TRANSFORMING HEALTH — With nearly 5,000 Pennsylvanians in the hospital with COVID-19, intensive care units are full in some parts of the state. The long-feared milestone comes on a day with more than 11,000 new COVID-19 cases.
At Geisinger hospitals in places like Lewistown and Danville, doctors and nurses are adapting by treating some patients in emergency rooms and other areas of the hospital, said Chief Medical Officer Dr. Jerry Maloney.
The supply of medical/surgical beds is also limited, Maloney said. “So our capacity in some of the hospitals approaches 100 percent and occasionally exceeds 100 percent.”

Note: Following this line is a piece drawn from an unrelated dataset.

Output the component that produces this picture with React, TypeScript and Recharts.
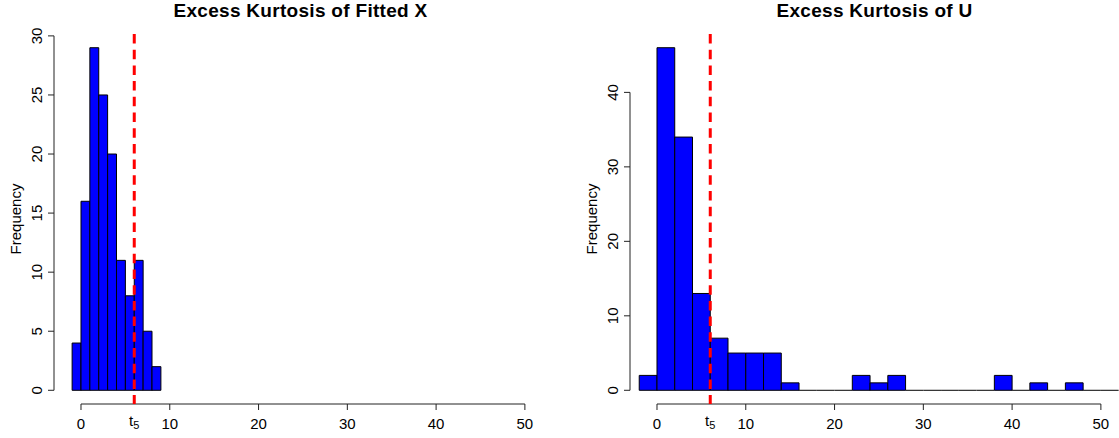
import React from 'react';
import { ComposedChart, XAxis, YAxis, ReferenceArea, ReferenceLine } from 'recharts';

const FONT = '"Liberation Sans", Arial, Helvetica, sans-serif';

// ---- Left panel: Excess Kurtosis of Fitted X ----
const fittedXTitle = 'Excess Kurtosis of Fitted X';
const fittedXBreaks = [-1, 0, 1, 2, 3, 4, 5, 6, 7, 8, 9];
const fittedXCounts = [4, 16, 29, 25, 20, 11, 8, 11, 5, 2];
const fittedXYTicks = [0, 5, 10, 15, 20, 25, 30];

// ---- Right panel: Excess Kurtosis of U ----
const uTitle = 'Excess Kurtosis of U';
const uBreaks = [-2, 0, 2, 4, 6, 8, 10, 12, 14, 16, 18, 20, 22, 24, 26, 28, 30, 32, 34, 36, 38, 40, 42, 44, 46, 48, 50, 52];
const uCounts = [2, 46, 34, 13, 7, 5, 5, 5, 1, 0, 0, 0, 2, 1, 2, 0, 0, 0, 0, 0, 2, 0, 1, 0, 1, 0, 0];
const uYTicks = [0, 10, 20, 30, 40];

// ---- Shared x axis ----
const xTicks = [0, 10, 20, 30, 40, 50];
const xLimits = [-1, 50];
const t5Value = 6;
const yLabel = 'Frequency';

const BLUE = '#0000FF';
const RED = '#FF0000';
const AXIS = '#222222';

const XTick = (props: any) => {
  const { x, y, payload } = props;
  return (
    <text x={x} y={y} dy={17} textAnchor="middle" fontSize={15} fill="#000" fontFamily={FONT}>
      {payload.value}
    </text>
  );
};

const YTick = (props: any) => {
  const { x, y, payload } = props;
  const bx = x - 3.6;
  return (
    <text
      x={bx}
      y={y}
      transform={`rotate(-90 ${bx} ${y})`}
      textAnchor="middle"
      fontSize={15}
      fill="#000"
      fontFamily={FONT}
    >
      {payload.value}
    </text>
  );
};

const FreqLabel = (props: any) => {
  const vb = props.viewBox || {};
  const bx = vb.x + vb.width - 33;
  const cy = vb.y + vb.height / 2;
  return (
    <text
      x={bx}
      y={cy}
      transform={`rotate(-90 ${bx} ${cy})`}
      textAnchor="middle"
      fontSize={15}
      fill="#000"
      fontFamily={FONT}
    >
      {yLabel}
    </text>
  );
};

const T5Label = (props: any) => {
  const vb = props.viewBox || {};
  const cx = vb.x + (vb.width || 0) / 2;
  const by = vb.y + vb.height + 22;
  return (
    <text x={cx} y={by} textAnchor="middle" fontSize={15} fill="#000" fontFamily={FONT}>
      <tspan>t</tspan>
      <tspan fontSize={11} dy={3}>5</tspan>
    </text>
  );
};

type HistProps = {
  title: string;
  breaks: number[];
  counts: number[];
  yTicks: number[];
  left: number;
  width: number;
  yAxisWidth: number;
  marginRight: number;
  titleShift: number;
};

const Histogram = ({ title, breaks, counts, yTicks, left, width, yAxisWidth, marginRight, titleShift }: HistProps) => {
  const height = 438;
  const top = 34;
  const xAxisHeight = 34;
  const xPad = (xLimits[1] - xLimits[0]) * 0.04;
  const xMin = xLimits[0] - xPad;
  const xMax = xLimits[1] + xPad;
  const maxCount = Math.max(...counts);
  const yPad = maxCount * 0.04;
  const yMin = -yPad;
  const yMax = maxCount + yPad;

  const rows = counts.map((c, i) => ({ start: breaks[i], end: breaks[i + 1], mid: (breaks[i] + breaks[i + 1]) / 2, count: c }));
  const plotLeft = yAxisWidth;
  const plotWidth = width - yAxisWidth - marginRight;

  return (
    <div style={{ position: 'absolute', left, top: 0, width, height }}>
      <div
        style={{
          position: 'absolute',
          left: plotLeft + titleShift,
          width: plotWidth,
          top: 1,
          textAlign: 'center',
          fontFamily: FONT,
          fontWeight: 'bold',
          fontSize: 19,
          lineHeight: '19px',
          letterSpacing: 0.3,
          color: '#000',
          whiteSpace: 'nowrap',
        }}
      >
        {title}
      </div>
      <ComposedChart
        width={width}
        height={height}
        data={rows}
        margin={{ top, right: marginRight, bottom: 0, left: 0 }}
        style={{ position: 'absolute', left: 0, top: 0 }}
      >
        <XAxis
          type="number"
          dataKey="mid"
          domain={[xMin, xMax]}
          allowDataOverflow
          ticks={xTicks}
          interval={0}
          tickSize={6}
          tickMargin={2}
          axisLine={false}
          tickLine={{ stroke: AXIS, strokeWidth: 1 }}
          tick={<XTick />}
          height={xAxisHeight}
        />
        <YAxis
          type="number"
          dataKey="count"
          domain={[yMin, yMax]}
          allowDataOverflow
          ticks={yTicks}
          interval={0}
          tickSize={6}
          tickMargin={2}
          axisLine={false}
          tickLine={{ stroke: AXIS, strokeWidth: 1 }}
          tick={<YTick />}
          width={yAxisWidth}
          label={<FreqLabel />}
        />
        {rows
          .filter((r) => r.count === 0)
          .map((r, i) => (
            <ReferenceLine
              key={`z${i}`}
              segment={[
                { x: r.start, y: 0 },
                { x: Math.min(r.end, xMax), y: 0 },
              ]}
              stroke="#000"
              strokeWidth={1}
              ifOverflow="visible"
            />
          ))}
        {rows
          .filter((r) => r.count > 0)
          .map((r, i) => (
            <ReferenceArea
              key={`b${i}`}
              x1={r.start}
              x2={r.end}
              y1={0}
              y2={r.count}
              fill={BLUE}
              fillOpacity={1}
              stroke="#000"
              strokeWidth={1}
              strokeOpacity={1}
              ifOverflow="visible"
            />
          ))}
        {/* R-style axis lines spanning first to last tick */}
        <ReferenceLine
          segment={[
            { x: xTicks[0], y: yMin },
            { x: xTicks[xTicks.length - 1], y: yMin },
          ]}
          stroke={AXIS}
          strokeWidth={1}
          ifOverflow="visible"
        />
        <ReferenceLine
          segment={[
            { x: xMin, y: yTicks[0] },
            { x: xMin, y: yTicks[yTicks.length - 1] },
          ]}
          stroke={AXIS}
          strokeWidth={1}
          ifOverflow="visible"
        />
        <ReferenceLine
          segment={[
            { x: t5Value, y: yMax },
            { x: t5Value, y: yMin },
          ]}
          stroke={RED}
          strokeWidth={3}
          strokeDasharray="9.5 6.2"
          ifOverflow="visible"
          label={<T5Label />}
        />
      </ComposedChart>
    </div>
  );
};

export default function App() {
  return (
    <div style={{ position: 'absolute', left: 0, top: 0, width: 1119, height: 438, background: '#fff', overflow: 'hidden' }}>
      <Histogram
        title={fittedXTitle}
        breaks={fittedXBreaks}
        counts={fittedXCounts}
        yTicks={fittedXYTicks}
        left={0}
        width={560}
        yAxisWidth={54}
        marginRight={17}
        titleShift={2}
      />
      <Histogram
        title={uTitle}
        breaks={uBreaks}
        counts={uCounts}
        yTicks={uYTicks}
        left={560}
        width={559}
        yAxisWidth={70}
        marginRight={0}
        titleShift={0}
      />
    </div>
  );
}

Geisinger hospitals serving rural communities in places like Lewistown and Danville have lower ICU capacity than some more populated areas—but some of these counties are among those with the highest rates of positive tests. Mifflin County, which includes Lewistown, has the the second-highest COVID-19 positive test rate in the state: 23 percent. The positivity rate statewide is about 12 percent.
Doctors and critical care nurses are available to make sure people get the level of treatment they need, Maloney said. However, health care workers are exhausted from long shifts and filling in for colleagues who are quarantined at home.
“It’s an extremely stressful job, and each staff member goes home exhausted knowing that they’re going to come in tomorrow to what may be a worse situation than what they left today.”